Gidimt’en Clan Hereditary Chief Woos said that, although Merriman is Haida, being married to Wickham gives him a unique role within the clan and, specifically, Cas Yikh house. As well as providing family support, Merriman supplies provisions like game meat and firewood to Elders and others within the clan.
“Because he’s married to Sleydo’, that’s a natural setting for him to be in there, to be the provider,” says Woos, whose English name is Frank Alec. “He’s allowed to be on Gidimt’en territory, based on what he does for the Elders.”
Since his release from jail, Merriman’s freedom on the territory has been restricted.
During last week’s bail hearings in Prince George, Coastal GasLink argued that Merriman should only be allowed on the Morice Forest Service Road when travelling to and from his home.
Because accessing his home means travelling through the RCMP exclusion zone, lawyer Frances Mahon argued the conditions would have been “essentially placing him under house arrest.”
Justice Marguerite Church agreed that Merriman should be able to travel freely on the network of resource roads that extend beyond the exclusion zone. But Merriman says the wording on the conditions didn’t change, leaving that interpretation up to RCMP who regularly patrol the area.
He signed anyway.
“The only reason he signed those conditions is because we had three kids at home,” Wickham says.
Last Monday, three days after the arrests, a family member drove to Wickham and Merriman’s cabin and picked up their children. Merriman, who was released the same day, met them in Burns Lake and brought the kids to Prince George on Tuesday, just as Wickham was released.
She went straight to the hotel where her family was waiting.
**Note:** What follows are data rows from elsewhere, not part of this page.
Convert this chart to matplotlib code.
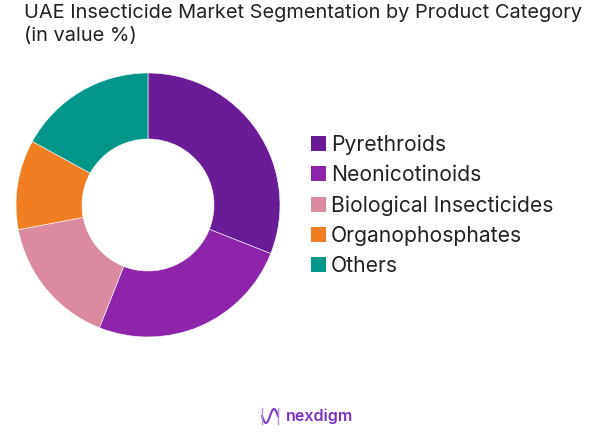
import matplotlib
matplotlib.use("Agg")
import matplotlib.pyplot as plt
import numpy as np
from matplotlib.patches import Patch

categories = ["Pyrethroids", "Neonicotinoids", "Biological Insecticides", "Organophosphates", "Others"]
values = [31, 25, 16, 11, 17]
colors = ["#6A1B96", "#8E24AA", "#DC8AA0", "#F07F23", "#00968A"]

title_line1 = "UAE Insecticide Market Segmentation by Product Category"
title_line2 = "(in value %)"

plt.rcParams['font.family'] = ['Inter', 'DejaVu Sans']

W, H = 613, 437
fig = plt.figure(figsize=(W/100, H/100), dpi=100)

cx, cy, r = 148, 205, 132
ax = fig.add_axes([(cx - r)/W, (H - cy - r)/H, 2*r/W, 2*r/H])
ax.pie(values, colors=colors, startangle=90, counterclock=False, radius=1,
       wedgeprops=dict(width=0.5, edgecolor='white', linewidth=0.4))
ax.set_xlim(-1, 1)
ax.set_ylim(-1, 1)
ax.set_aspect('equal')
ax.axis('off')

fig.text(24/W, 1 - 18/H, title_line1, ha='left', va='baseline', fontsize=14.4,
         color='#222222')
fig.text(24/W, 1 - 41/H, title_line2, ha='left', va='baseline', fontsize=14.4,
         color='#222222')

handles = [Patch(facecolor=c, edgecolor='none') for c in colors]
leg = fig.legend(handles, categories, loc='upper left', bbox_to_anchor=(303/W, 1 - 126/H),
                 frameon=False, fontsize=15.2, labelspacing=0.48, handlelength=0.68,
                 handleheight=0.68, handletextpad=0.25, borderaxespad=0)
for t in leg.get_texts():
    t.set_color('#222222')

# logo
lx = np.linspace(262, 278, 50)
ly = 416 + 7*np.sin((lx - 262)/16*2*np.pi)
fig.add_artist(plt.Line2D(lx/W, 1 - ly/H, color='#7B3FC4', lw=1.5))
fig.add_artist(plt.Line2D([262/W, 262/W], [1 - 408/H, 1 - 424/H], color='#B08FE0', lw=1))
fig.add_artist(plt.Line2D([278/W, 278/W], [1 - 408/H, 1 - 424/H], color='#B08FE0', lw=1))
fig.text(286/W, 1 - 416/H, "nexdigm", ha='left', va='center', fontsize=11.5,
         color='#7B2FBF', fontweight='semibold')

fig.savefig("out.png", dpi=100, facecolor='white')
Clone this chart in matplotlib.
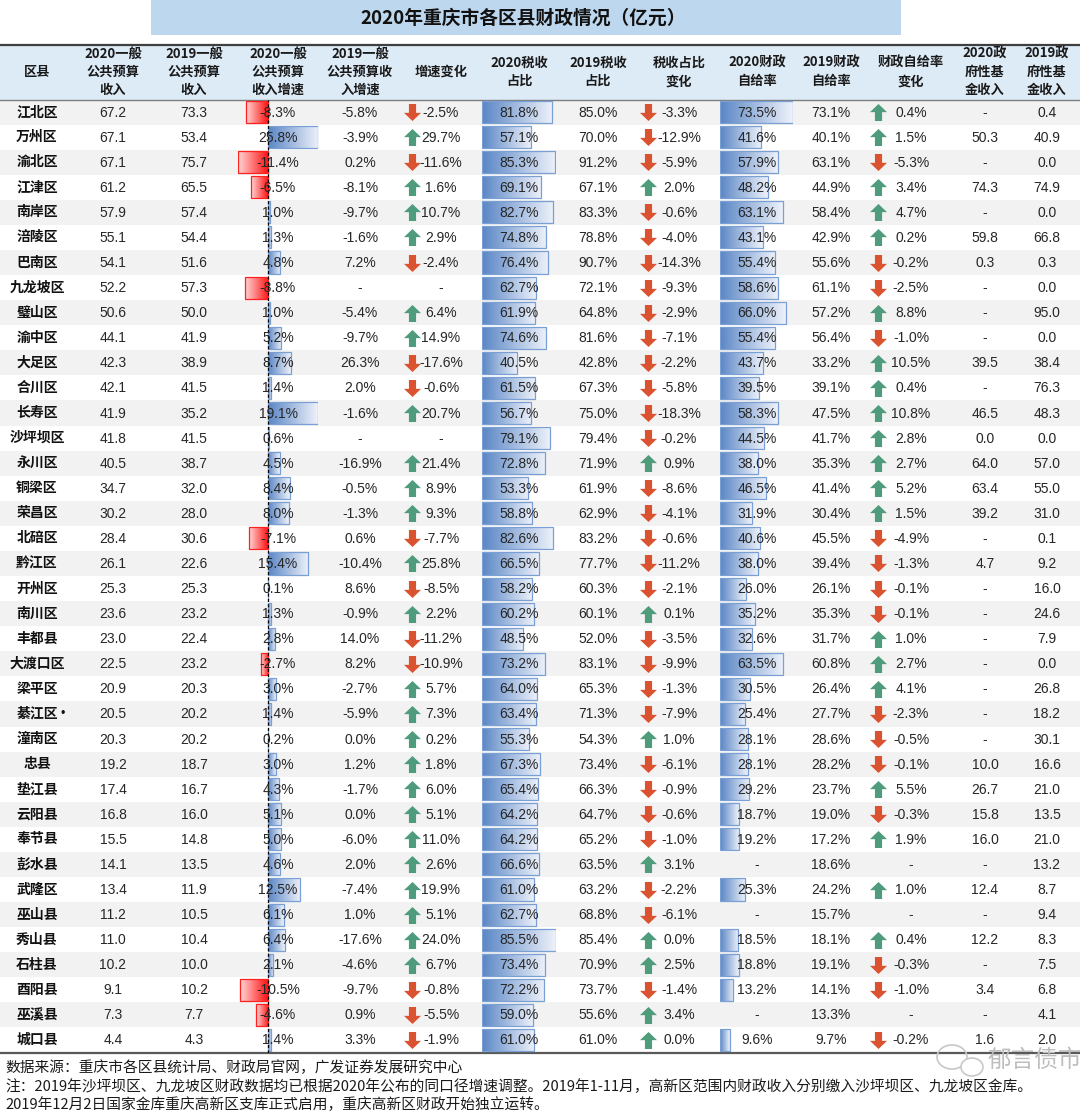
import numpy as np
import matplotlib.pyplot as plt
from matplotlib.path import Path
from matplotlib.patches import Rectangle, Ellipse
from matplotlib.colors import to_rgb

plt.rcParams['font.family'] = ['Noto Sans CJK SC', 'DejaVu Sans']
NUM = ['Liberation Sans', 'Noto Sans CJK SC']

nan = np.nan

# 数据
districts = ['江北区', '万州区', '渝北区', '江津区', '南岸区', '涪陵区', '巴南区', '九龙坡区',
             '璧山区', '渝中区', '大足区', '合川区', '长寿区', '沙坪坝区', '永川区', '铜梁区',
             '荣昌区', '北碚区', '黔江区', '开州区', '南川区', '丰都县', '大渡口区', '梁平区',
             '綦江区•', '潼南区', '忠县', '垫江县', '云阳县', '奉节县', '彭水县', '武隆区',
             '巫山县', '秀山县', '石柱县', '酉阳县', '巫溪县', '城口县']
income_2020 = [67.2, 67.1, 67.1, 61.2, 57.9, 55.1, 54.1, 52.2, 50.6, 44.1, 42.3, 42.1, 41.9,
               41.8, 40.5, 34.7, 30.2, 28.4, 26.1, 25.3, 23.6, 23.0, 22.5, 20.9, 20.5, 20.3,
               19.2, 17.4, 16.8, 15.5, 14.1, 13.4, 11.2, 11.0, 10.2, 9.1, 7.3, 4.4]
income_2019 = [73.3, 53.4, 75.7, 65.5, 57.4, 54.4, 51.6, 57.3, 50.0, 41.9, 38.9, 41.5, 35.2,
               41.5, 38.7, 32.0, 28.0, 30.6, 22.6, 25.3, 23.2, 22.4, 23.2, 20.3, 20.2, 20.2,
               18.7, 16.7, 16.0, 14.8, 13.5, 11.9, 10.5, 10.4, 10.0, 10.2, 7.7, 4.3]
growth_2020 = [-8.3, 25.8, -11.4, -6.5, 1.0, 1.3, 4.8, -8.8, 1.0, 5.2, 8.7, 1.4, 19.1, 0.6,
               4.5, 8.4, 8.0, -7.1, 15.4, 0.1, 1.3, 2.8, -2.7, 3.0, 1.4, 0.2, 3.0, 4.3, 5.1,
               5.0, 4.6, 12.5, 6.1, 6.4, 2.1, -10.5, -4.6, 1.4]
growth_2019 = [-5.8, -3.9, 0.2, -8.1, -9.7, -1.6, 7.2, nan, -5.4, -9.7, 26.3, 2.0, -1.6, nan,
               -16.9, -0.5, -1.3, 0.6, -10.4, 8.6, -0.9, 14.0, 8.2, -2.7, -5.9, 0.0, 1.2, -1.7,
               0.0, -6.0, 2.0, -7.4, 1.0, -17.6, -4.6, -9.7, 0.9, 3.3]
growth_chg = [-2.5, 29.7, -11.6, 1.6, 10.7, 2.9, -2.4, nan, 6.4, 14.9, -17.6, -0.6, 20.7, nan,
              21.4, 8.9, 9.3, -7.7, 25.8, -8.5, 2.2, -11.2, -10.9, 5.7, 7.3, 0.2, 1.8, 6.0,
              5.1, 11.0, 2.6, 19.9, 5.1, 24.0, 6.7, -0.8, -5.5, -1.9]
tax_2020 = [81.8, 57.1, 85.3, 69.1, 82.7, 74.8, 76.4, 62.7, 61.9, 74.6, 40.5, 61.5, 56.7, 79.1,
            72.8, 53.3, 58.8, 82.6, 66.5, 58.2, 60.2, 48.5, 73.2, 64.0, 63.4, 55.3, 67.3, 65.4,
            64.2, 64.2, 66.6, 61.0, 62.7, 85.5, 73.4, 72.2, 59.0, 61.0]
tax_2019 = [85.0, 70.0, 91.2, 67.1, 83.3, 78.8, 90.7, 72.1, 64.8, 81.6, 42.8, 67.3, 75.0, 79.4,
            71.9, 61.9, 62.9, 83.2, 77.7, 60.3, 60.1, 52.0, 83.1, 65.3, 71.3, 54.3, 73.4, 66.3,
            64.7, 65.2, 63.5, 63.2, 68.8, 85.4, 70.9, 73.7, 55.6, 61.0]
tax_chg = [-3.3, -12.9, -5.9, 2.0, -0.6, -4.0, -14.3, -9.3, -2.9, -7.1, -2.2, -5.8, -18.3, -0.2,
           0.9, -8.6, -4.1, -0.6, -11.2, -2.1, 0.1, -3.5, -9.9, -1.3, -7.9, 1.0, -6.1, -0.9,
           -0.6, -1.0, 3.1, -2.2, -6.1, 0.0, 2.5, -1.4, 3.4, 0.0]
self_2020 = [73.5, 41.6, 57.9, 48.2, 63.1, 43.1, 55.4, 58.6, 66.0, 55.4, 43.7, 39.5, 58.3, 44.5,
             38.0, 46.5, 31.9, 40.6, 38.0, 26.0, 35.2, 32.6, 63.5, 30.5, 25.4, 28.1, 28.1, 29.2,
             18.7, 19.2, nan, 25.3, nan, 18.5, 18.8, 13.2, nan, 9.6]
self_2019 = [73.1, 40.1, 63.1, 44.9, 58.4, 42.9, 55.6, 61.1, 57.2, 56.4, 33.2, 39.1, 47.5, 41.7,
             35.3, 41.4, 30.4, 45.5, 39.4, 26.1, 35.3, 31.7, 60.8, 26.4, 27.7, 28.6, 28.2, 23.7,
             19.0, 17.2, 18.6, 24.2, 15.7, 18.1, 19.1, 14.1, 13.3, 9.7]
self_chg = [0.4, 1.5, -5.3, 3.4, 4.7, 0.2, -0.2, -2.5, 8.8, -1.0, 10.5, 0.4, 10.8, 2.8, 2.7, 5.2,
            1.5, -4.9, -1.3, -0.1, -0.1, 1.0, 2.7, 4.1, -2.3, -0.5, -0.1, 5.5, -0.3, 1.9, nan,
            1.0, nan, 0.4, -0.3, -1.0, nan, -0.2]
fund_2020 = [nan, 50.3, nan, 74.3, nan, 59.8, 0.3, nan, nan, nan, 39.5, nan, 46.5, 0.0, 64.0,
             63.4, 39.2, nan, 4.7, nan, nan, nan, nan, nan, nan, nan, 10.0, 26.7, 15.8, 16.0,
             nan, 12.4, nan, 12.2, nan, 3.4, nan, 1.6]
fund_2019 = [0.4, 40.9, 0.0, 74.9, 0.0, 66.8, 0.3, 0.0, 95.0, 0.0, 38.4, 76.3, 48.3, 0.0, 57.0,
             55.0, 31.0, 0.1, 9.2, 16.0, 24.6, 7.9, 0.0, 26.8, 18.2, 30.1, 16.6, 21.0, 13.5,
             21.0, 13.2, 8.7, 9.4, 8.3, 7.5, 6.8, 4.1, 2.0]

headers = ['区县', '2020一般\n公共预算\n收入', '2019一般\n公共预算\n收入', '2020一般\n公共预算\n收入增速',
           '2019一般\n公共预算收\n入增速', '增速变化', '2020税收\n占比', '2019税收\n占比', '税收占比\n变化',
           '2020财政\n自给率', '2019财政\n自给率', '财政自给率\n变化', '2020政\n府性基\n金收入',
           '2019政\n府性基\n金收入']
title = '2020年重庆市各区县财政情况（亿元）'
notes = ['数据来源：重庆市各区县统计局、财政局官网，广发证券发展研究中心',
         '注：2019年沙坪坝区、九龙坡区财政数据均已根据2020年公布的同口径增速调整。2019年1-11月，高新区范围内财政收入分别缴入沙坪坝区、九龙坡区金库。',
         '2019年12月2日国家金库重庆高新区支库正式启用，重庆高新区财政开始独立运转。']

# 版式
W, H = 1080, 1113
TOP, ROW = 99.5, 25.08
n = len(districts)
BOTTOM = TOP + ROW * n
col_x = [37, 113, 194, 278, 360, 441, 519, 598, 679, 757, 831, 911, 985, 1047]
arrow_x = {5: 412, 8: 648, 11: 878}
GREEN, ORANGE = '#4E9C7C', '#DA5230'
BLUE, BLUE_EDGE = '#5A86C5', '#7A9FD4'
RED, RED_EDGE = '#FF1414', '#FF2020'

fig = plt.figure(figsize=(W / 100, H / 100), dpi=100)


def pixel_axes():
    a = fig.add_axes([0, 0, 1, 1])
    a.set_xlim(0, W)
    a.set_ylim(H, 0)
    a.axis('off')
    a.patch.set_alpha(0)
    return a


bg = pixel_axes()
bg.add_patch(Rectangle((151, 0), 750, 35, color='#BDD7EE', lw=0))
bg.add_patch(Rectangle((0, 45), W, TOP - 45, color='#DDEBF7', lw=0))
for i in range(0, n, 2):
    bg.add_patch(Rectangle((0, TOP + ROW * i), W, ROW, color='#F2F2F2', lw=0))
bg.plot([0, W], [45, 45], color='#3F3F3F', lw=1.6)
bg.plot([0, W], [TOP, TOP], color='#7F7F7F', lw=1.0)
bg.plot([0, W], [BOTTOM, BOTTOM], color='#595959', lw=1.6)

rows = np.arange(n)


def body_axes(x0, width):
    a = fig.add_axes([x0 / W, 1 - BOTTOM / H, width / W, ROW * n / H])
    a.axis('off')
    a.patch.set_alpha(0)
    return a


def data_bars(a, idx, vals, solid, edge, light):
    bars = a.barh(idx, vals, height=0.88, color='none', edgecolor=edge, linewidth=0.9, zorder=3)
    t = np.linspace(0, 1, 128)[None, :, None]
    grad = np.array(to_rgb(solid)) * (1 - t) + np.array(to_rgb(light)) * t
    for b, v in zip(bars, vals):
        y0 = b.get_y()
        im = a.imshow(grad, extent=(0, v, y0 + b.get_height(), y0), aspect='auto',
                      interpolation='bilinear', zorder=2)
        im.set_clip_path(b)


# 2020增速 数据条
g_lo, g_hi = -11.4, 19.2
g = np.clip(np.array(growth_2020), g_lo, g_hi)
ga = body_axes(238, 80)
pos = g >= 0
data_bars(ga, rows[pos], g[pos], BLUE, BLUE_EDGE, '#EEF2FA')
data_bars(ga, rows[~pos], g[~pos], RED, RED_EDGE, '#FFD6D6')
ga.axvline(0, color='black', lw=0.9, ls=(0, (2.5, 1.8)), zorder=4)
ga.set_xlim(g_lo, g_hi)
ga.set_ylim(n - 0.5, -0.5)

# 2020税收占比 数据条
t20 = np.array(tax_2020)
ta = body_axes(481.5, 74)
data_bars(ta, rows, t20, BLUE, BLUE_EDGE, '#EEF2FA')
ta.set_xlim(0, t20.max())
ta.set_ylim(n - 0.5, -0.5)

# 2020财政自给率 数据条
s20 = np.array(self_2020)
ok = ~np.isnan(s20)
sa = body_axes(720, 73)
data_bars(sa, rows[ok], s20[ok], BLUE, BLUE_EDGE, '#EEF2FA')
sa.set_xlim(0, np.nanmax(s20))
sa.set_ylim(n - 0.5, -0.5)

# 文字层
tx = pixel_axes()
tx.text(523, 18, title, ha='center', va='center', fontsize=13.5, fontweight='bold', color='#111111')
for x, h in zip(col_x, headers):
    tx.text(x, 72, h, ha='center', va='center', fontsize=9.5, fontweight='bold',
            linespacing=1.38, color='#1A1A1A')


def pct(v):
    return '-' if np.isnan(v) else f'{v:.1f}%'


def num(v):
    return '-' if np.isnan(v) else f'{v:.1f}'


columns = [(income_2020, num), (income_2019, num), (growth_2020, pct), (growth_2019, pct),
           (growth_chg, pct), (tax_2020, pct), (tax_2019, pct), (tax_chg, pct),
           (self_2020, pct), (self_2019, pct), (self_chg, pct), (fund_2020, num), (fund_2019, num)]

for i, name in enumerate(districts):
    y = TOP + ROW * (i + 0.5)
    base = name.rstrip('•')
    tx.text(col_x[0], y, base, ha='center', va='center', fontsize=10, fontweight='bold', color='#111111')
    if name.endswith('•'):
        tx.text(col_x[0] + 26, y, '•', ha='center', va='center', fontsize=9, color='#111111',
                family=NUM)
    for c, (vals, fmt) in enumerate(columns, start=1):
        tx.text(col_x[c], y + 0.5, fmt(vals[i]), ha='center', va='center', fontsize=10,
                family=NUM, color='#262626')

# 箭头图标
up_path = Path([(0, 0.5), (0.5, 0.02), (0.21, 0.02), (0.21, -0.5), (-0.21, -0.5), (-0.21, 0.02),
                (-0.5, 0.02), (0, 0.5)],
               [Path.MOVETO] + [Path.LINETO] * 6 + [Path.CLOSEPOLY])
down_path = Path(up_path.vertices * [1, -1], up_path.codes)
for c, vals in [(5, growth_chg), (8, tax_chg), (11, self_chg)]:
    v = np.array(vals)
    yy = TOP + ROW * (rows + 0.5)
    up = v >= 0
    dn = v < 0
    tx.scatter(np.full(up.sum(), arrow_x[c]), yy[up], marker=up_path, s=150, c=GREEN, lw=0)
    tx.scatter(np.full(dn.sum(), arrow_x[c]), yy[dn], marker=down_path, s=150, c=ORANGE, lw=0)

# 注释
for k, line in enumerate(notes):
    tx.text(5, 1068 + 18.5 * k, line, ha='left', va='center', fontsize=10.6, color='#1A1A1A')

# 水印
tx.add_patch(Ellipse((952, 1057), 30, 24, fill=False, ec='#C8C8C8', lw=1.2))
tx.add_patch(Ellipse((972, 1067), 22, 18, fc='white', ec='#C8C8C8', lw=1.2))
tx.text(1035, 1060, '郁言债市', ha='center', va='center', fontsize=17, color='#BDBDBD')

fig.savefig('out.png', dpi=100)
“I walked into the room… and they all piled on me. I almost fell right out the door. I picked them all up, went over to the bed and we just all piled together,” Wickham says. “The two nights that we spent in Prince George, I got to have each one of my little girls under my arms.”
Later, the family together again, the couple shared with their two older children the video of Merriman’s arrest. Their five-year-old, now happily playing upstairs with friends, was reduced to tears, they say.
But someone had to explain to them why their father left and didn’t come home, Merriman says.